Depuis la grande crise qui a frappé le sud du Québec en 1998, Hydro-Québec a grandement amélioré ses infrastructures [Société d'Etat québecoise, Hydro-Québec est le principal fournisseur d'électricité du Canada et l'un des plus grands producteurs mondiaux d'hydro-électricité, NDLR]. Mais Philippe Gachon est d’avis qu’avec les récents épisodes de verglas qui ont frappé le Québec récemment (2019 et mercredi), et à la lumière des plus récentes données sur les changements climatiques, la recherche pour mieux s’adapter aux épisodes de verglas dans l’avenir va forcément se raffiner.

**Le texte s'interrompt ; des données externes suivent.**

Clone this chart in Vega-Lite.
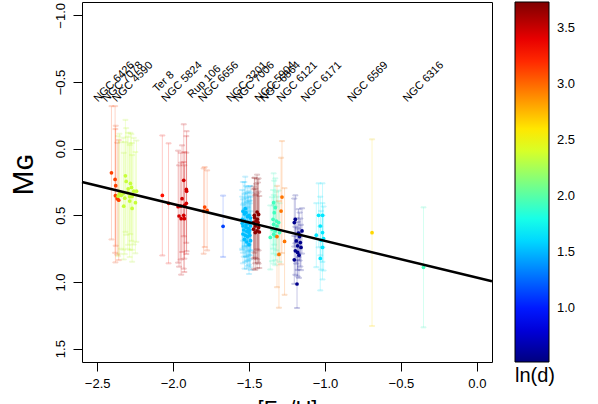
{
  "$schema": "https://vega.github.io/schema/vega-lite/v6.json",
  "width": 410,
  "height": 360,
  "autosize": "none",
  "padding": {"left": 82, "top": 2, "right": 106, "bottom": 42},
  "background": "white",
  "config": {
    "view": {"stroke": "black", "strokeWidth": 1},
    "font": "Liberation Sans",
    "axis": {"labelFont": "Liberation Sans", "titleFont": "Liberation Sans", "labelColor": "black", "titleColor": "black", "tickColor": "black", "grid": false, "domain": false, "titleFontWeight": "normal"},
    "legend": {"gradientLength": 360, "gradientThickness": 34}
  },
  "datasets": {
    "stars": [
      {"f": -2.406, "m": 0.181, "e": 0.50, "l": 3.12},
      {"f": -2.382, "m": 0.231, "e": 0.55, "l": 3.12},
      {"f": -2.378, "m": 0.278, "e": 0.45, "l": 3.12},
      {"f": -2.380, "m": 0.353, "e": 0.50, "l": 3.12},
      {"f": -2.368, "m": 0.375, "e": 0.42, "l": 3.12},
      {"f": -2.358, "m": 0.386, "e": 0.45, "l": 3.12},
      {"f": -2.314, "m": 0.204, "e": 0.42, "l": 2.35},
      {"f": -2.309, "m": 0.246, "e": 0.40, "l": 2.35},
      {"f": -2.281, "m": 0.261, "e": 0.38, "l": 2.35},
      {"f": -2.274, "m": 0.291, "e": 0.40, "l": 2.35},
      {"f": -2.296, "m": 0.301, "e": 0.42, "l": 2.35},
      {"f": -2.353, "m": 0.338, "e": 0.45, "l": 2.35},
      {"f": -2.342, "m": 0.351, "e": 0.40, "l": 2.35},
      {"f": -2.329, "m": 0.338, "e": 0.42, "l": 2.35},
      {"f": -2.259, "m": 0.319, "e": 0.40, "l": 2.35},
      {"f": -2.241, "m": 0.319, "e": 0.38, "l": 2.35},
      {"f": -2.318, "m": 0.371, "e": 0.42, "l": 2.35},
      {"f": -2.286, "m": 0.360, "e": 0.40, "l": 2.35},
      {"f": -2.270, "m": 0.358, "e": 0.40, "l": 2.35},
      {"f": -2.248, "m": 0.405, "e": 0.38, "l": 2.35},
      {"f": -2.286, "m": 0.393, "e": 0.42, "l": 2.35},
      {"f": -2.325, "m": 0.431, "e": 0.40, "l": 2.35},
      {"f": -2.270, "m": 0.448, "e": 0.40, "l": 2.35},
      {"f": -2.299, "m": 0.331, "e": 0.42, "l": 2.35},
      {"f": -2.362, "m": 0.356, "e": 0.45, "l": 2.35},
      {"f": -2.071, "m": 0.351, "e": 0.45, "l": 3.28},
      {"f": -2.030, "m": 0.410, "e": 0.45, "l": 3.28},
      {"f": -1.930, "m": 0.237, "e": 0.42, "l": 3.47},
      {"f": -1.913, "m": 0.306, "e": 0.40, "l": 3.47},
      {"f": -1.911, "m": 0.319, "e": 0.45, "l": 3.47},
      {"f": -1.941, "m": 0.375, "e": 0.40, "l": 3.47},
      {"f": -1.913, "m": 0.410, "e": 0.38, "l": 3.47},
      {"f": -1.926, "m": 0.425, "e": 0.40, "l": 3.47},
      {"f": -1.967, "m": 0.435, "e": 0.42, "l": 3.47},
      {"f": -1.950, "m": 0.431, "e": 0.40, "l": 3.47},
      {"f": -1.961, "m": 0.505, "e": 0.38, "l": 3.47},
      {"f": -1.930, "m": 0.500, "e": 0.40, "l": 3.47},
      {"f": -1.947, "m": 0.525, "e": 0.42, "l": 3.47},
      {"f": -1.926, "m": 0.525, "e": 0.40, "l": 3.47},
      {"f": -1.792, "m": 0.438, "e": 0.30, "l": 3.10},
      {"f": -1.776, "m": 0.463, "e": 0.30, "l": 3.10},
      {"f": -1.799, "m": 0.468, "e": 0.32, "l": 3.10},
      {"f": -1.671, "m": 0.582, "e": 0.23, "l": 1.13},
      {"f": -1.540, "m": 0.47, "e": 0.22, "l": 1.52},
      {"f": -1.530, "m": 0.49, "e": 0.24, "l": 1.52},
      {"f": -1.520, "m": 0.48, "e": 0.20, "l": 1.52},
      {"f": -1.500, "m": 0.50, "e": 0.22, "l": 1.52},
      {"f": -1.490, "m": 0.52, "e": 0.24, "l": 1.52},
      {"f": -1.545, "m": 0.53, "e": 0.22, "l": 1.52},
      {"f": -1.530, "m": 0.54, "e": 0.20, "l": 1.52},
      {"f": -1.510, "m": 0.55, "e": 0.22, "l": 1.52},
      {"f": -1.500, "m": 0.56, "e": 0.24, "l": 1.52},
      {"f": -1.485, "m": 0.55, "e": 0.22, "l": 1.52},
      {"f": -1.540, "m": 0.58, "e": 0.20, "l": 1.52},
      {"f": -1.520, "m": 0.59, "e": 0.22, "l": 1.52},
      {"f": -1.505, "m": 0.60, "e": 0.24, "l": 1.52},
      {"f": -1.490, "m": 0.58, "e": 0.22, "l": 1.52},
      {"f": -1.535, "m": 0.61, "e": 0.20, "l": 1.52},
      {"f": -1.515, "m": 0.62, "e": 0.22, "l": 1.52},
      {"f": -1.500, "m": 0.63, "e": 0.24, "l": 1.52},
      {"f": -1.540, "m": 0.64, "e": 0.22, "l": 1.52},
      {"f": -1.525, "m": 0.65, "e": 0.20, "l": 1.52},
      {"f": -1.510, "m": 0.66, "e": 0.22, "l": 1.52},
      {"f": -1.495, "m": 0.65, "e": 0.24, "l": 1.52},
      {"f": -1.530, "m": 0.68, "e": 0.22, "l": 1.52},
      {"f": -1.515, "m": 0.70, "e": 0.20, "l": 1.52},
      {"f": -1.500, "m": 0.72, "e": 0.22, "l": 1.52},
      {"f": -1.520, "m": 0.57, "e": 0.24, "l": 1.52},
      {"f": -1.495, "m": 0.61, "e": 0.22, "l": 1.52},
      {"f": -1.545, "m": 0.56, "e": 0.20, "l": 1.52},
      {"f": -1.510, "m": 0.51, "e": 0.22, "l": 1.52},
      {"f": -1.525, "m": 0.45, "e": 0.24, "l": 1.52},
      {"f": -1.490, "m": 0.69, "e": 0.22, "l": 1.52},
      {"f": -1.447, "m": 0.475, "e": 0.28, "l": 3.70},
      {"f": -1.437, "m": 0.493, "e": 0.27, "l": 3.70},
      {"f": -1.463, "m": 0.517, "e": 0.30, "l": 3.70},
      {"f": -1.454, "m": 0.543, "e": 0.28, "l": 3.70},
      {"f": -1.470, "m": 0.554, "e": 0.27, "l": 3.70},
      {"f": -1.441, "m": 0.554, "e": 0.30, "l": 3.70},
      {"f": -1.459, "m": 0.580, "e": 0.28, "l": 3.70},
      {"f": -1.437, "m": 0.592, "e": 0.27, "l": 3.70},
      {"f": -1.447, "m": 0.617, "e": 0.28, "l": 3.70},
      {"f": -1.470, "m": 0.604, "e": 0.30, "l": 3.70},
      {"f": -1.432, "m": 0.625, "e": 0.27, "l": 3.70},
      {"f": -1.459, "m": 0.629, "e": 0.28, "l": 3.70},
      {"f": -1.465, "m": 0.500, "e": 0.28, "l": 3.70},
      {"f": -1.445, "m": 0.530, "e": 0.30, "l": 3.70},
      {"f": -1.338, "m": 0.405, "e": 0.22, "l": 1.93},
      {"f": -1.327, "m": 0.443, "e": 0.22, "l": 1.93},
      {"f": -1.334, "m": 0.480, "e": 0.24, "l": 1.93},
      {"f": -1.342, "m": 0.530, "e": 0.22, "l": 1.93},
      {"f": -1.320, "m": 0.543, "e": 0.22, "l": 1.93},
      {"f": -1.305, "m": 0.554, "e": 0.24, "l": 1.93},
      {"f": -1.338, "m": 0.567, "e": 0.22, "l": 1.93},
      {"f": -1.316, "m": 0.580, "e": 0.22, "l": 1.93},
      {"f": -1.349, "m": 0.604, "e": 0.24, "l": 1.93},
      {"f": -1.327, "m": 0.617, "e": 0.22, "l": 1.93},
      {"f": -1.338, "m": 0.642, "e": 0.22, "l": 1.93},
      {"f": -1.360, "m": 0.666, "e": 0.24, "l": 1.93},
      {"f": -1.327, "m": 0.654, "e": 0.22, "l": 1.93},
      {"f": -1.299, "m": 0.629, "e": 0.22, "l": 1.93},
      {"f": -1.283, "m": 0.363, "e": 0.42, "l": 2.96},
      {"f": -1.289, "m": 0.468, "e": 0.40, "l": 2.96},
      {"f": -1.316, "m": 0.659, "e": 0.38, "l": 2.96},
      {"f": -1.266, "m": 0.696, "e": 0.40, "l": 2.96},
      {"f": -1.303, "m": 0.793, "e": 0.40, "l": 2.96},
      {"f": -1.195, "m": 0.530, "e": 0.18, "l": 0.56},
      {"f": -1.202, "m": 0.554, "e": 0.18, "l": 0.56},
      {"f": -1.151, "m": 0.617, "e": 0.17, "l": 0.56},
      {"f": -1.174, "m": 0.634, "e": 0.18, "l": 0.56},
      {"f": -1.167, "m": 0.659, "e": 0.18, "l": 0.56},
      {"f": -1.189, "m": 0.692, "e": 0.17, "l": 0.56},
      {"f": -1.162, "m": 0.704, "e": 0.18, "l": 0.56},
      {"f": -1.180, "m": 0.729, "e": 0.18, "l": 0.56},
      {"f": -1.158, "m": 0.741, "e": 0.17, "l": 0.56},
      {"f": -1.195, "m": 0.766, "e": 0.18, "l": 0.56},
      {"f": -1.180, "m": 0.778, "e": 0.18, "l": 0.56},
      {"f": -1.171, "m": 0.799, "e": 0.17, "l": 0.56},
      {"f": -1.202, "m": 0.834, "e": 0.18, "l": 0.56},
      {"f": -1.184, "m": 1.015, "e": 0.18, "l": 0.56},
      {"f": -1.042, "m": 0.500, "e": 0.24, "l": 1.65},
      {"f": -1.016, "m": 0.500, "e": 0.24, "l": 1.65},
      {"f": -1.031, "m": 0.580, "e": 0.22, "l": 1.65},
      {"f": -1.057, "m": 0.649, "e": 0.24, "l": 1.65},
      {"f": -1.016, "m": 0.629, "e": 0.22, "l": 1.65},
      {"f": -1.009, "m": 0.674, "e": 0.24, "l": 1.65},
      {"f": -1.026, "m": 0.687, "e": 0.22, "l": 1.65},
      {"f": -1.016, "m": 0.741, "e": 0.24, "l": 1.65},
      {"f": -1.031, "m": 0.823, "e": 0.24, "l": 1.65},
      {"f": -0.690, "m": 0.630, "e": 0.70, "l": 2.65},
      {"f": -0.351, "m": 0.890, "e": 0.45, "l": 1.93}
    ],
    "fit": [
      {"f": -2.6, "m": 0.25},
      {"f": 0.1, "m": 0.995}
    ],
    "clusterlabels": [
      {"f": -2.388, "m": -0.5, "n": "NGC 6426"},
      {"f": -2.331, "m": -0.5, "n": "NGC 7078"},
      {"f": -2.265, "m": -0.5, "n": "NGC 4590"},
      {"f": -2.062, "m": -0.5, "n": "Ter 8"},
      {"f": -1.941, "m": -0.5, "n": "NGC 5824"},
      {"f": -1.794, "m": -0.5, "n": "Rup 106"},
      {"f": -1.700, "m": -0.5, "n": "NGC 6656"},
      {"f": -1.513, "m": -0.5, "n": "NGC 3201"},
      {"f": -1.465, "m": -0.5, "n": "NGC 7006"},
      {"f": -1.327, "m": -0.5, "n": "NGC 5904"},
      {"f": -1.294, "m": -0.5, "n": "NGC 6864"},
      {"f": -1.182, "m": -0.5, "n": "NGC 6121"},
      {"f": -1.022, "m": -0.5, "n": "NGC 6171"},
      {"f": -0.717, "m": -0.5, "n": "NGC 6569"},
      {"f": -0.351, "m": -0.5, "n": "NGC 6316"}
    ]
  },
  "encoding": {
    "x": {
      "field": "f", "type": "quantitative",
      "scale": {"domain": [-2.6, 0.1], "nice": false, "zero": false},
      "axis": {"title": "[Fe/H]", "titleFontSize": 22, "titleBaseline": "top", "titleY": 36, "values": [-2.5, -2, -1.5, -1, -0.5, 0], "format": ".1f", "labelFontSize": 13, "tickSize": 9, "labelPadding": 6}
    },
    "y": {
      "field": "m", "type": "quantitative",
      "scale": {"domain": [-1.1, 1.6], "nice": false, "zero": false, "reverse": true},
      "axis": {"title": "Mɢ", "titleFontSize": 30, "titleAngle": 270, "titleX": -50, "titleY": 172, "titleBaseline": "alphabetic", "titleAlign": "center", "values": [-1, -0.5, 0, 0.5, 1, 1.5], "format": ".1f", "labelAngle": 270, "labelAlign": "center", "labelBaseline": "bottom", "labelFontSize": 13, "tickSize": 9, "labelPadding": 6}
    }
  },
  "layer": [
    {
      "data": {"name": "stars"},
      "mark": {"type": "errorbar", "ticks": {"size": 5, "opacity": 0.22}, "rule": {"opacity": 0.22, "strokeWidth": 1}},
      "encoding": {
        "yError": {"field": "e"},
        "stroke": {"field": "l", "type": "quantitative", "legend": null,
          "scale": {"domain": [0.521, 3.731], "interpolate": "rgb", "range": ["#00007F", "#0000FF", "#007FFF", "#00FFFF", "#7FFF7F", "#FFFF00", "#FF7F00", "#FF0000", "#7F0000"]}}
      }
    },
    {
      "data": {"name": "stars"},
      "mark": {"type": "circle", "size": 14, "opacity": 1, "strokeWidth": 0},
      "encoding": {
        "fill": {"field": "l", "type": "quantitative",
          "scale": {"domain": [0.52, 3.73], "interpolate": "rgb", "range": ["#00007F", "#0000FF", "#007FFF", "#00FFFF", "#7FFF7F", "#FFFF00", "#FF7F00", "#FF0000", "#7F0000"]},
          "legend": {"type": "gradient", "orient": "right", "offset": 23, "direction": "vertical", "title": "ln(d)", "titleOrient": "bottom", "titleAnchor": "start", "titleFontSize": 20, "titleFont": "Liberation Sans", "titleFontWeight": "normal", "titleColor": "black", "titlePadding": 3, "gradientStrokeColor": "black", "gradientStrokeWidth": 1, "labelFontSize": 13, "labelFont": "Liberation Sans", "labelColor": "black", "labelOffset": 8, "values": [1, 1.5, 2, 2.5, 3, 3.5], "format": ".1f"}}
      }
    },
    {
      "data": {"name": "fit"},
      "mark": {"type": "line", "strokeWidth": 2.5, "color": "black"}
    },
    {
      "data": {"name": "clusterlabels"},
      "mark": {"type": "text", "angle": 315, "align": "center", "baseline": "middle", "fontSize": 11, "font": "Liberation Sans", "color": "black"},
      "encoding": {"text": {"field": "n", "type": "nominal"}}
    }
  ]
}
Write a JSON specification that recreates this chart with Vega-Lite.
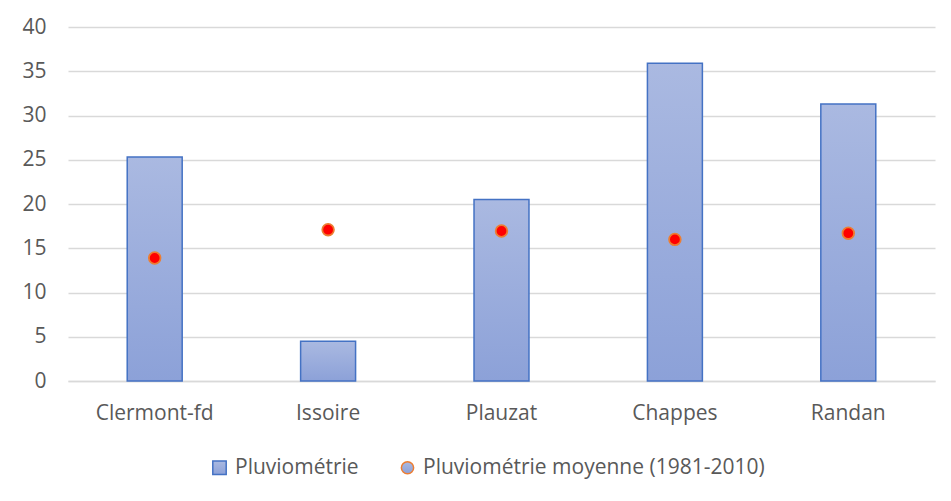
{
  "$schema": "https://vega.github.io/schema/vega-lite/v6.json",
  "width": 867,
  "height": 354,
  "autosize": {"type": "none"},
  "padding": {"left": 68, "top": 27, "right": 16, "bottom": 120},
  "background": "white",
  "config": {
    "view": {"stroke": null},
    "font": "Open Sans",
    "axis": {"labelFont": "Open Sans", "labelColor": "#595959", "labelFontSize": 21, "title": null}
  },
  "data": {
    "values": [
      {"station": "Clermont-fd", "pluvio": 25.3, "moyenne": 13.9},
      {"station": "Issoire", "pluvio": 4.5, "moyenne": 17.1},
      {"station": "Plauzat", "pluvio": 20.5, "moyenne": 16.95},
      {"station": "Chappes", "pluvio": 35.9, "moyenne": 16.0},
      {"station": "Randan", "pluvio": 31.3, "moyenne": 16.7}
    ]
  },
  "encoding": {
    "x": {
      "field": "station",
      "type": "nominal",
      "sort": null,
      "scale": {"paddingInner": 0.683, "paddingOuter": 0.3415},
      "axis": {"labelAngle": 0, "ticks": false, "domainColor": "#d9d9d9", "domainWidth": 1.5, "labelPadding": 21, "grid": false}
    }
  },
  "layer": [
    {
      "mark": {
        "type": "bar",
        "strokeWidth": 1.5,
        "fill": {"gradient": "linear", "x1": 0, "y1": 0, "x2": 0, "y2": 1, "stops": [{"offset": 0, "color": "#aab9e1"}, {"offset": 1, "color": "#8ca1d8"}]}
      },
      "encoding": {
        "y": {
          "field": "pluvio",
          "type": "quantitative",
          "scale": {"domain": [0, 40]},
          "axis": {"values": [0, 5, 10, 15, 20, 25, 30, 35, 40], "domain": false, "ticks": false, "gridColor": "#d9d9d9", "gridWidth": 1.5, "labelPadding": 22}
        },
        "stroke": {
          "datum": "Pluviométrie",
          "scale": {"domain": ["Pluviométrie", "Pluviométrie moyenne (1981-2010)"], "range": ["#4472c4", "#ed7d31"]},
          "legend": {
            "title": null,
            "orient": "none",
            "direction": "horizontal",
            "legendX": 141,
            "legendY": 430,
            "labelFont": "Open Sans",
            "labelFontSize": 21,
            "labelColor": "#595959",
            "labelLimit": 500,
            "labelOffset": 5,
            "columnPadding": 38,
            "symbolStrokeWidth": 1.5,
            "symbolSize": {"expr": "datum.value === 'Pluviométrie' ? 180 : 150"},
            "symbolType": {"expr": "datum.value === 'Pluviométrie' ? 'square' : 'circle'"},
            "encode": {
              "symbols": {
                "update": {
                  "fill": {"signal": "datum.value === 'Pluviométrie' ? '#9cadde' : '#ff0000'"},
                  "fillOpacity": {"value": 1}
                }
              }
            }
          }
        }
      }
    },
    {
      "mark": {"type": "point", "filled": true, "fill": "#ff0000", "size": 135, "strokeWidth": 1.8, "opacity": 1},
      "encoding": {
        "y": {"field": "moyenne", "type": "quantitative"},
        "stroke": {"datum": "Pluviométrie moyenne (1981-2010)"}
      }
    }
  ]
}
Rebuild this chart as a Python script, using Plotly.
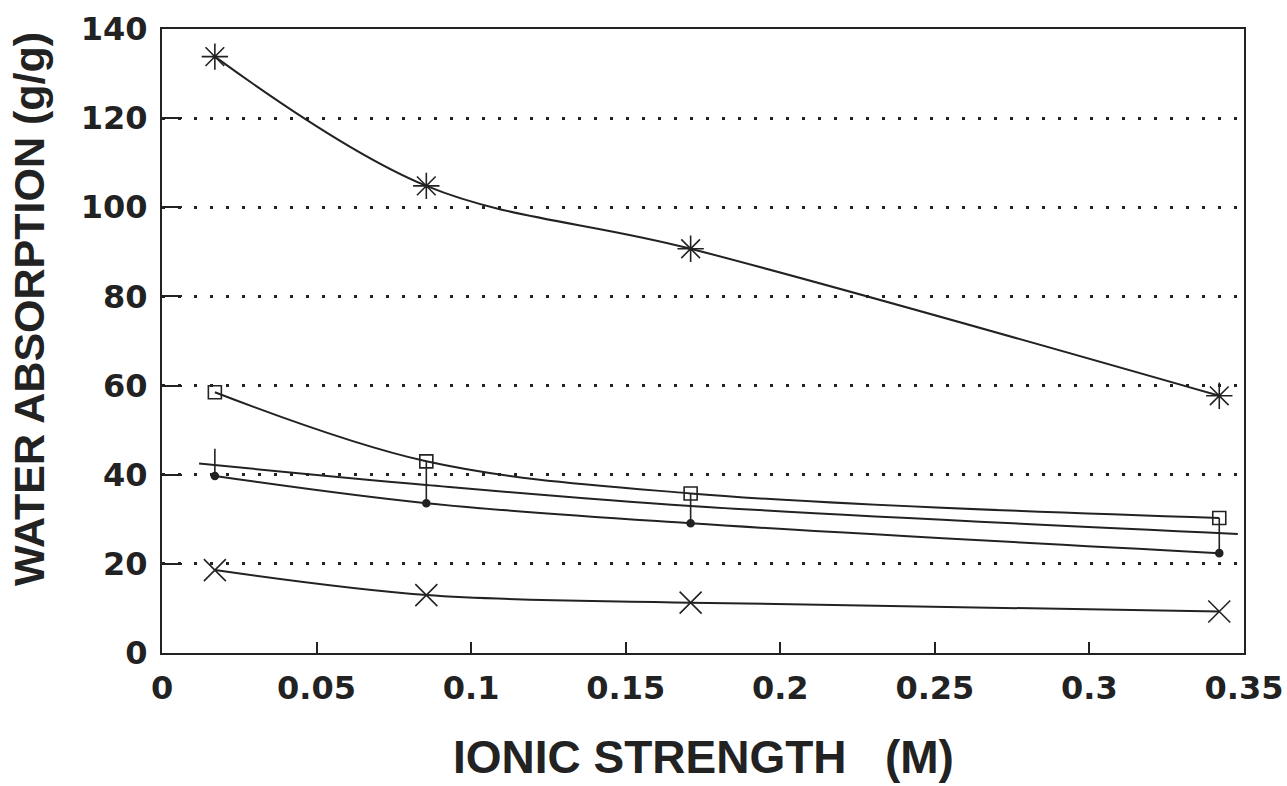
import plotly.graph_objects as go

# ---- data ----
ionic = [0.0171, 0.0855, 0.171, 0.342]
s_star = [133.8, 104.8, 90.7, 57.7]
s_square = [58.5, 43.0, 35.8, 30.3]
s_dot = [39.7, 33.6, 29.1, 22.4]
s_cross = [18.6, 13.0, 11.3, 9.3]
fit_x = [0.012, 0.0855, 0.171, 0.348]
fit_y = [42.5, 37.7, 33.0, 26.7]
bar_top = [45.8, 43.0, 35.8, 30.3]

x_ticks = [0, 0.05, 0.1, 0.15, 0.2, 0.25, 0.3, 0.35]
x_ticktext = ["0", "0.05", "0.1", "0.15", "0.2", "0.25", "0.3", "0.35"]
y_ticks = [0, 20, 40, 60, 80, 100, 120, 140]

INK = "#222222"
fig = go.Figure()

def curve(x, y, symbol=None, size=10, mode="lines+markers"):
    marker = dict(symbol=symbol, size=size, color=INK,
                  line=dict(color=INK, width=1.6)) if symbol else None
    fig.add_trace(go.Scatter(x=x, y=y, mode=mode,
                             line=dict(color=INK, width=2, shape="spline", smoothing=1.0),
                             marker=marker, showlegend=False, cliponaxis=False))

# vertical connector segments
vx, vy = [], []
for xi, t, b in zip(ionic, bar_top, s_dot):
    vx += [xi, xi, None]
    vy += [t, b, None]
fig.add_trace(go.Scatter(x=vx, y=vy, mode="lines", line=dict(color=INK, width=1.6), showlegend=False))

curve(fit_x, fit_y, mode="lines")
curve(ionic, s_star, "asterisk-open", 22)
curve(ionic, s_square, "square-open", 13)
curve(ionic, s_dot, "circle", 7)
curve(ionic, s_cross, "x-thin-open", 22)

tickfont = dict(family="DejaVu Sans", size=32, weight="bold", color=INK)
fig.update_layout(
    width=1287, height=786,
    margin=dict(l=162, r=43, t=29, b=133),
    paper_bgcolor="white", plot_bgcolor="white",
    font=dict(family="DejaVu Sans", color=INK),
    xaxis=dict(range=[0, 0.35], tickvals=x_ticks, ticktext=x_ticktext, automargin=False,
               ticks="inside", ticklen=11, tickwidth=2, tickcolor=INK,
               showline=True, linewidth=2, linecolor=INK, mirror=True,
               showgrid=False, zeroline=False, ticklabelstandoff=6,
               tickfont=tickfont),
    yaxis=dict(range=[0, 140], tickvals=y_ticks, automargin=False,
               ticks="inside", ticklen=20, tickwidth=2, tickcolor=INK,
               showline=True, linewidth=2, linecolor=INK, mirror=True,
               showgrid=True, gridcolor=INK, gridwidth=2.5, griddash="3px,13px",
               zeroline=False, ticklabelstandoff=6,
               tickfont=tickfont),
    annotations=[
        dict(text="IONIC STRENGTH &nbsp; (M)", xref="paper", yref="paper", x=0.5, y=-0.167,
             xanchor="center", yanchor="middle", showarrow=False,
             font=dict(family="Liberation Sans", size=46, weight="bold", color=INK)),
        dict(text="WATER ABSORPTION (g/g)", xref="paper", yref="paper", x=-0.123, y=0.551,
             xanchor="center", yanchor="middle", textangle=-90, showarrow=False,
             font=dict(family="Liberation Sans", size=43, weight="bold", color=INK)),
    ],
)

fig.write_html("out.html")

"Les changements dans la circulation atmosphérique affectent l’intensité et la fréquence des tempêtes, ils perturbent le portrait des vents, ils transforment l’intensité, la fréquence et le type des précipitations, et la combinaison de tout ça est un cocktail complexe qu’il faut mieux comprendre, en travaillant avec Hydro-Québec", dit Philippe Gachon.
Depuis le grand verglas de 1998, la société d’État a grandement amélioré son réseau de transport d’électricité, notamment la solidité des grands pylônes. Mais comme on le voit depuis mercredi, le réseau de distribution, celui qui amène le courant dans nos maisons, est toujours vulnérable.
Hydro-Québec refuse toujours d’envisager l’enfouissement de son réseau. C’était une des recommandations phares du rapport Nicolet, qui a étudié en long et en large les causes et les effets de la crise du verglas de 1998. Enfouir, écrivait l’auteur du rapport, l’ingénieur Roger Nicolet, notamment en milieu urbain.
Trop cher, répond toujours Hydro-Québec, 25 ans plus tard. On peut l’imaginer, car la tâche serait titanesque. Mais pourrait-on cibler certaines villes, certains quartiers?
En matière d’adaptation aux changements climatiques, les scientifiques et les grandes institutions économiques sont assez claires : investir un dollar dans l’adaptation maintenant va nous faire épargner de 7 à 10 dollars dans des réparations qui auraient été nécessaires.
Le défi est grand. Car pour s’adapter, il faut tout inventer.
En matière climatique, les expériences du passé ne sont vraiment plus garantes de l’avenir.